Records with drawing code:
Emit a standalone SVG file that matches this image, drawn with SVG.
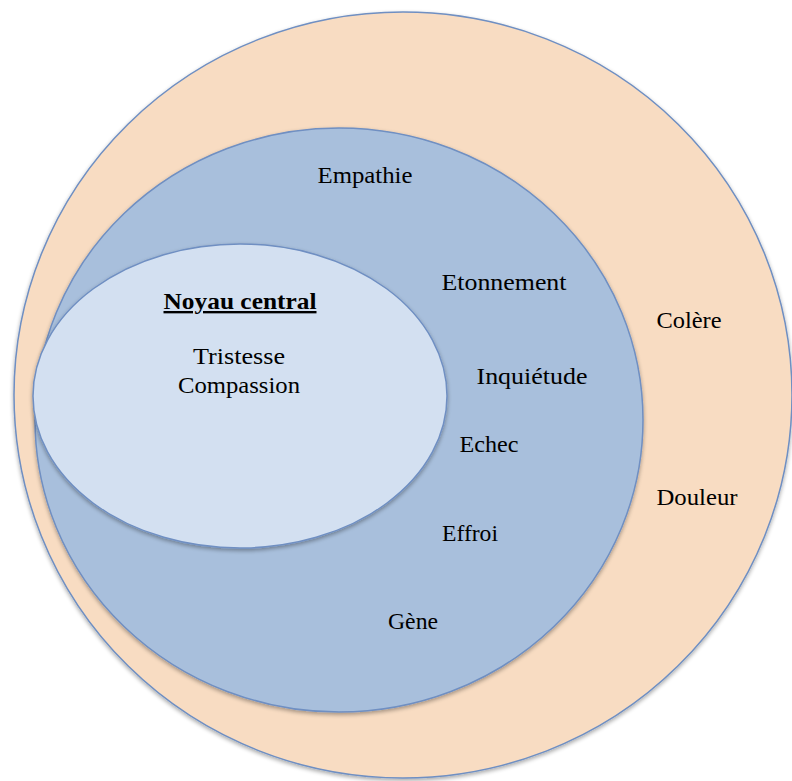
<svg xmlns="http://www.w3.org/2000/svg" width="792" height="781" viewBox="0 0 792 781">
<defs>
<filter id="sh" x="-5%" y="-5%" width="110%" height="110%">
<feGaussianBlur in="SourceAlpha" stdDeviation="2"/>
<feOffset dx="0" dy="2" result="b"/>
<feComponentTransfer><feFuncA type="linear" slope="0.35"/></feComponentTransfer>
<feMerge><feMergeNode/><feMergeNode in="SourceGraphic"/></feMerge>
</filter>
</defs>
<style>
.shape{stroke:#6F8FC2;stroke-width:1.5;filter:url(#sh)}
.lbl{font-family:"Liberation Serif","DejaVu Serif",serif;font-size:23.5px;fill:#000;text-anchor:middle}
.title{font-weight:bold;text-decoration:underline}
</style>
<rect width="792" height="781" fill="#fff"/>
<g id="outer">
<ellipse class="shape" cx="403" cy="395" rx="389" ry="383" fill="#F8DCC2"/>
<text class="lbl" x="689" y="328" textLength="65" lengthAdjust="spacingAndGlyphs">Colère</text>
<text class="lbl" x="697" y="505" textLength="81" lengthAdjust="spacingAndGlyphs">Douleur</text>
</g>
<g id="middle">
<ellipse class="shape" cx="339" cy="420" rx="304" ry="292" fill="#A8BFDC"/>
<text class="lbl" x="365" y="183" textLength="95" lengthAdjust="spacingAndGlyphs">Empathie</text>
<text class="lbl" x="504" y="290" textLength="125" lengthAdjust="spacingAndGlyphs">Etonnement</text>
<text class="lbl" x="532" y="384" textLength="111" lengthAdjust="spacingAndGlyphs">Inquiétude</text>
<text class="lbl" x="489" y="452" textLength="59" lengthAdjust="spacingAndGlyphs">Echec</text>
<text class="lbl" x="470" y="541" textLength="56" lengthAdjust="spacingAndGlyphs">Effroi</text>
<text class="lbl" x="413" y="629" textLength="50" lengthAdjust="spacingAndGlyphs">Gène</text>
</g>
<g id="core">
<ellipse class="shape" cx="240" cy="396" rx="207" ry="152" fill="#D3E0F1"/>
<text class="lbl title" x="240" y="309" textLength="153" lengthAdjust="spacingAndGlyphs">Noyau central</text>
<text class="lbl" x="239" y="364" textLength="92" lengthAdjust="spacingAndGlyphs">Tristesse</text>
<text class="lbl" x="239" y="393" textLength="122" lengthAdjust="spacingAndGlyphs">Compassion</text>
</g>
<g id="connectors"></g>
</svg>
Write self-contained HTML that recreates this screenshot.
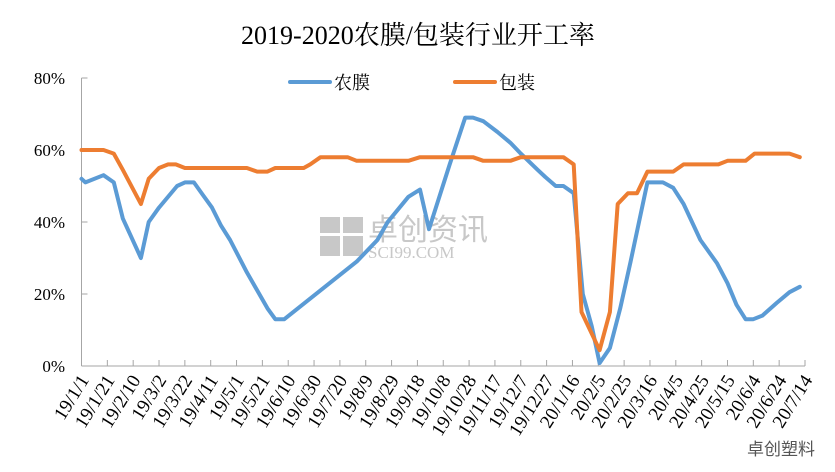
<!DOCTYPE html>
<html><head><meta charset="utf-8"><style>
body{margin:0;background:#fff}
svg{display:block;font-family:"Liberation Serif","Noto Serif CJK SC",serif}
</style></head><body>
<svg id="chart" width="835" height="472" viewBox="0 0 835 472">
<text x="418" y="44" text-anchor="middle" font-size="26" fill="#000" font-family="Liberation Serif, Noto Serif CJK SC, serif">2019-2020农膜/包装行业开工率</text>
<g>
<line x1="290" y1="82" x2="330" y2="82" stroke="#5b9bd5" stroke-width="4" stroke-linecap="round"/>
<text x="334" y="89" font-size="18" font-family="Noto Serif CJK SC, serif">农膜</text>
<line x1="455" y1="82" x2="495" y2="82" stroke="#ed7d31" stroke-width="4" stroke-linecap="round"/>
<text x="499" y="89" font-size="18" font-family="Noto Serif CJK SC, serif">包装</text>
</g>
<g fill="#c8c8c8">
<rect x="320" y="217" width="20" height="16"/><rect x="343" y="217" width="20" height="16"/>
<rect x="320" y="236" width="20" height="20"/><rect x="343" y="236" width="20" height="20"/>
<text x="368" y="240" font-size="30" font-family="Liberation Sans, Noto Sans CJK SC, sans-serif">卓创资讯</text>
<text x="368" y="258" font-size="17">SCI99.COM</text>
</g>
<text x="815" y="455" text-anchor="end" font-size="17" fill="#555" font-family="Liberation Sans, Noto Sans CJK SC, sans-serif">卓创塑料</text>
<g id="axes"></g>
<g id="series"></g>
</svg>
<script>
const yTicks=[0,20,40,60,80];
const nongmoDays=[0,3,17,25,32,46,52,60,74,80,87,94,101,108,115,128,136,144,150,157,213,229,237,253,262,269,285,297,303,311,322,332,340,353,359,367,373,381,388,395,401,409,417,425,438,450,458,466,479,492,500,507,514,520,527,538,548,556];
const nongmoVals=[52,51,53,51,41,30,40,44,50,51,51,47.5,44,39,35,26,21,16,13,13,29,35,40,47,49,38,56,69,69,68,65,62,59,54.5,52.5,50,50,48,20,11,0.8,5,16,29,51,51,49.5,45,35,28.5,23,17,13,13,14,17.5,20.5,22];
const baozhuangDays=[0,17,25,32,46,52,60,67,73,80,128,136,144,150,172,177,185,206,213,253,262,303,311,332,340,373,381,387,401,409,415,423,430,438,458,466,493,500,514,521,548,556];
const baozhuangVals=[60,60,59,54.5,45,52,55,56,56,55,55,54,54,55,55,56,58,58,57,57,58,58,57,57,58,58,56,15,4.4,15,45,48,48,54,54,56,56,57,57,59,59,58];
const xTickDays=[0,20,40,60,80,100,120,140,160,180,200,220,240,260,280,300,320,340,360,380,400,420,440,460,480,500,520,540,560];

const X0=81.5,X1=805,Y0=366,Y1=78,DMAX=560;
const xs=d=>X0+(X1-X0)*d/DMAX;
const ys=v=>Y0-(Y0-Y1)*v/80;
const NS="http://www.w3.org/2000/svg";
function mk(tag,attrs,parent){const e=document.createElementNS(NS,tag);for(const k in attrs)e.setAttribute(k,attrs[k]);parent.appendChild(e);return e;}
const axes=document.getElementById('axes'),series=document.getElementById('series');
const ya=mk('line',{x1:X0,y1:Y1,x2:X0,y2:Y0,stroke:'#a6a6a6','stroke-width':1},axes);


const xa=mk('line',{x1:X0,y1:Y0,x2:X1,y2:Y0,stroke:'#a6a6a6','stroke-width':1},axes);


yTicks.forEach(v=>{
  mk('line',{x1:X0,y1:ys(v),x2:X0+6,y2:ys(v),stroke:'#a6a6a6'},axes);
  const t=mk('text',{x:65,y:ys(v)+6,'text-anchor':'end','font-size':17,fill:'#000'},axes);
  t.textContent=v+'%';
  
  
});
const start=new Date(2019,0,1);
xTickDays.forEach(d=>{
  const x=xs(d);
  mk('line',{x1:x,y1:Y0,x2:x,y2:Y0-6,stroke:'#a6a6a6'},axes);
  const dt=new Date(start.getTime()+d*86400000);
  const lab=(dt.getFullYear()%100)+'/'+(dt.getMonth()+1)+'/'+dt.getDate();
  const ax=x+8, ay=380;
  const t=mk('text',{x:ax,y:ay,'text-anchor':'end','font-size':19,fill:'#000',transform:`rotate(-58 ${ax} ${ay})`},axes);
  t.textContent=lab;
  
  
});
function line(days,vals,color,name){
  const p=days.map((d,i)=>xs(d).toFixed(1)+','+ys(vals[i]).toFixed(1)).join(' ');
  const e=mk('polyline',{points:p,fill:'none',stroke:color,'stroke-width':4,'stroke-linejoin':'round','stroke-linecap':'round'},series);
  
  
}
line(nongmoDays,nongmoVals,'#5b9bd5','line-nongmo');
line(baozhuangDays,baozhuangVals,'#ed7d31','line-baozhuang');
</script>
</body></html>
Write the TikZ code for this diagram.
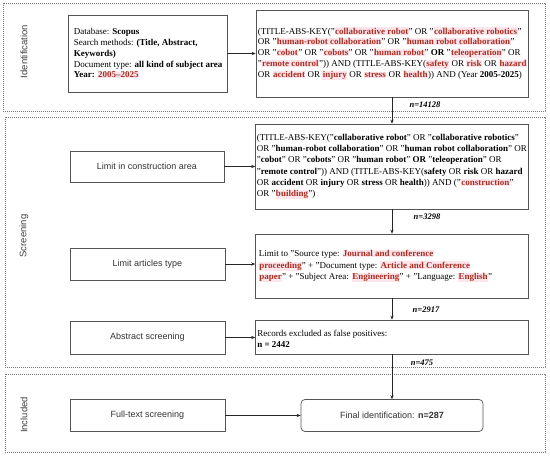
\documentclass[tikz,border=0pt]{standalone}
\usepackage{fontspec}
\setmainfont{Liberation Serif}
\newfontfamily\sansf{Liberation Sans}
\usetikzlibrary{arrows.meta}
\definecolor{kred}{RGB}{168,46,34}
\definecolor{hlpink}{RGB}{253,229,236}
\definecolor{boxgray}{RGB}{85,85,85}
\definecolor{framegray}{RGB}{120,120,120}
\newcommand{\hlw}[1]{{\setlength{\fboxsep}{0.4pt}\colorbox{hlpink}{\textcolor{kred}{\textbf{#1}}}}}
\newcommand{\kb}[1]{\textbf{#1}}
\tikzset{
  boxshape/.style={draw=boxgray, line width=0.7pt, inner sep=0pt, fill=white},
  qtext/.style={anchor=west, align=left, inner sep=0pt, font=\fontsize{9}{10.8}\selectfont},
  sidetext/.style={font=\sansf\fontsize{9}{11}\selectfont, text=black!80},
  frame/.style={draw=framegray, line width=0.7pt, dash pattern=on 0.9pt off 1.1pt},
  framelabel/.style={font=\sansf\fontsize{9.5}{11}\selectfont, text=black!75, rotate=90},
  nlabel/.style={font=\fontsize{8.5}{10}\selectfont\bfseries\itshape, inner sep=0pt},
  arr/.style={draw=black!85, line width=0.6pt, -{Stealth[length=4pt,width=3.2pt]}}
}
\begin{document}
\begin{tikzpicture}[x=1pt,y=-1pt]
\useasboundingbox (0,0) rectangle (550,457);
% frames
\draw[frame] (3,3) rectangle (545,111);
\draw[frame] (5,117) rectangle (545,367);
\draw[frame] (5,374) rectangle (545,452);
\node[framelabel] (lid) at (24,51.5) {Identification};
\node[framelabel] (lsc) at (24,236) {Screening};
\node[framelabel] (lin) at (24,415) {Included};

% Identification
\node[boxshape, minimum width=159pt, minimum height=77pt] (db) at (147.5,53.5) {};
\node[qtext] (dbt) at ([xshift=6pt]db.west) {Database: \kb{Scopus}\\
Search methods: \kb{(Title, Abstract,}\\
\kb{Keywords)}\\
Document type: \kb{all kind of subject area}\\
\kb{Year:} \hlw{2005--2025}};

\node[boxshape, minimum width=272pt, minimum height=87pt] (q1) at (392,53.5) {};
\node[qtext] (q1t) at ([xshift=2pt]q1.west) {(TITLE-ABS-KEY("\hlw{collaborative robot}" OR "\hlw{collaborative robotics}"\\
OR "\hlw{human-robot collaboration}" OR "\hlw{human robot collaboration}"\\
OR "\hlw{cobot}" OR "\hlw{cobots}" OR "\hlw{human robot}" \kb{OR} "\hlw{teleoperation}" OR\\
"\hlw{remote control}")) AND (TITLE-ABS-KEY(\hlw{safety} OR \hlw{risk} OR \hlw{hazard}\\
OR \hlw{accident} OR \hlw{injury} OR \hlw{stress} OR \hlw{health})) AND (Year \kb{2005-2025})};

% Screening
\node[boxshape, minimum width=154pt, minimum height=31pt, sidetext] (lc) at (147,166.5) {Limit in construction area};
\node[boxshape, minimum width=273pt, minimum height=85pt] (q2) at (392,166.5) {};
\node[qtext, font=\fontsize{9}{11.2}\selectfont] (q2t) at ([xshift=1.5pt]q2.west) {(TITLE-ABS-KEY("\kb{collaborative robot}" OR "\kb{collaborative robotics}"\\
OR "\kb{human-robot collaboration}" OR "\kb{human robot collaboration}" OR\\
"\kb{cobot}" OR "\kb{cobots}" OR "\kb{human robot}" \kb{OR} "\kb{teleoperation}" OR\\
"\kb{remote control}")) AND (TITLE-ABS-KEY(\kb{safety} OR \kb{risk} OR \kb{hazard}\\
OR \kb{accident} OR \kb{injury} OR \kb{stress} OR \kb{health})) AND ("\hlw{construction}"\\
OR "\hlw{building}")};

\node[boxshape, minimum width=155pt, minimum height=32pt, sidetext] (la) at (147.5,264) {Limit articles type};
\node[boxshape, minimum width=273pt, minimum height=64pt] (q3) at (392,266) {};
\node[qtext, font=\fontsize{9}{11.5}\selectfont] (q3t) at ([xshift=3.5pt]q3.west) {Limit to "Source type: \hlw{Journal and conference}\\
\hlw{proceeding}" + "Document type: \hlw{Article and Conference}\\
\hlw{paper}" + "Subject Area: \hlw{Engineering}" + "Language: \hlw{English}"};

\node[boxshape, minimum width=155pt, minimum height=33pt, sidetext] (as) at (147.5,337.5) {Abstract screening};
\node[boxshape, minimum width=273pt, minimum height=34pt] (q4) at (392,337) {};
\node[qtext, font=\fontsize{9}{11.2}\selectfont] (q4t) at ([xshift=2pt,yshift=-2pt]q4.west) {Records excluded as false positives:\\
\kb{n = 2442}};

% Included
\node[boxshape, minimum width=155pt, minimum height=32pt, sidetext] (ft) at (147.5,415.5) {Full-text screening};
\node[boxshape, rounded corners=4pt, minimum width=182pt, minimum height=32pt, sidetext] (fi) at (392,415.5) {Final identification: \textbf{n=287}};

% connectors
\draw[arr] (db.east) -- (db.east -| q1.west);
\draw[arr] (lc.east) -- (lc.east -| q2.west);
\draw[arr] (la.east) -- (la.east -| q3.west);
\draw[arr] (as.east) -- (as.east -| q4.west);
\draw[arr] (ft.east) -- (fi.west);
\draw[arr] (q1.south) -- (q2.north);
\draw[arr] (q2.south) -- (q3.north);
\draw[arr] (q3.south) -- (q4.north);
\draw[arr] (q4.south) -- (fi.north);

% counts
\node[nlabel] (n1) at (425,105) {n=14128};
\node[nlabel] (n2) at (427,217) {n=3298};
\node[nlabel] (n3) at (426,310) {n=2917};
\node[nlabel] (n4) at (422,363) {n=475};
\end{tikzpicture}
\end{document}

- [Problem statement]
Read through the data and copy every line where "Write" shows up.

- [Task output]
Write self-contained HTML that recreates this screenshot.
Write the TikZ code for this diagram.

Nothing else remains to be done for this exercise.